** Direction **
Return each line that holds the word "matplotlib".

** Data extract **
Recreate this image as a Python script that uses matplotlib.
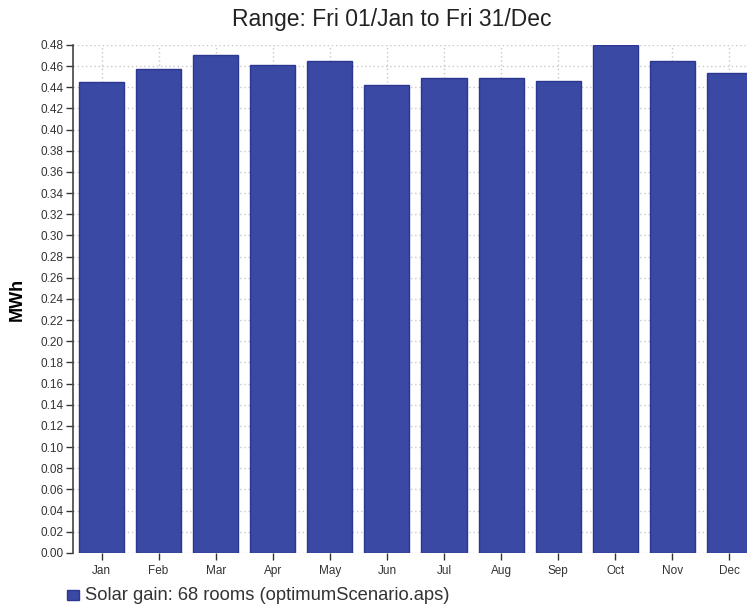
import matplotlib.pyplot as plt
import numpy as np

# Monthly solar gain (MWh)
months = ["Jan", "Feb", "Mar", "Apr", "May", "Jun",
          "Jul", "Aug", "Sep", "Oct", "Nov", "Dec"]
solar_gain = [0.445, 0.457, 0.471, 0.461, 0.465, 0.442,
              0.449, 0.449, 0.446, 0.480, 0.465, 0.454]
y_ticks = np.round(np.arange(0, 0.481, 0.02), 2)

plt.rcParams["font.family"] = ["Liberation Sans", "DejaVu Sans"]

fig = plt.figure(figsize=(7.47, 6.08), dpi=100)
ax = fig.add_axes([0.0977, 0.0905, 0.917, 0.8355])

x = np.arange(len(months))
ax.bar(x, solar_gain, width=0.79, color="#3a49a4", edgecolor="#2c3792",
       linewidth=1.0, zorder=3)

ax.set_xlim(-0.5, len(months) - 0.5)
ax.set_ylim(0, 0.48)
ax.set_xticks(x)
ax.set_xticklabels(months)
ax.set_yticks(y_ticks)
ax.set_yticklabels([f"{v:.2f}" for v in y_ticks])

ax.tick_params(axis="both", labelsize=8.5, colors="#333333", length=5,
               width=1, direction="out")
ax.tick_params(axis="y", pad=2)
ax.grid(True, color="#c8c8c8", linestyle=(0, (1, 2)), linewidth=1, zorder=0)

for side in ["top", "right", "bottom"]:
    ax.spines[side].set_visible(False)
ax.spines["left"].set_color("#444444")
ax.spines["left"].set_linewidth(1.2)

ax.set_ylabel("MWh", fontsize=13, fontweight="bold", labelpad=10)
fig.text(0.525, 0.968, "Range: Fri 01/Jan to Fri 31/Dec", ha="center",
         va="center", fontsize=16.5, color="#222222")

# Legend entry
fig.patches.append(plt.Rectangle((0.0897, 0.0135), 0.016, 0.0165,
                                 transform=fig.transFigure,
                                 facecolor="#3a49a4", edgecolor="#2c3792"))
fig.text(0.114, 0.021, "Solar gain: 68 rooms (optimumScenario.aps)",
         ha="left", va="center", fontsize=13.2, color="#333333")

plt.savefig("out.png", dpi=100)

** Exercise output **
Recreate this image as a Python script that uses matplotlib.
import matplotlib.pyplot as plt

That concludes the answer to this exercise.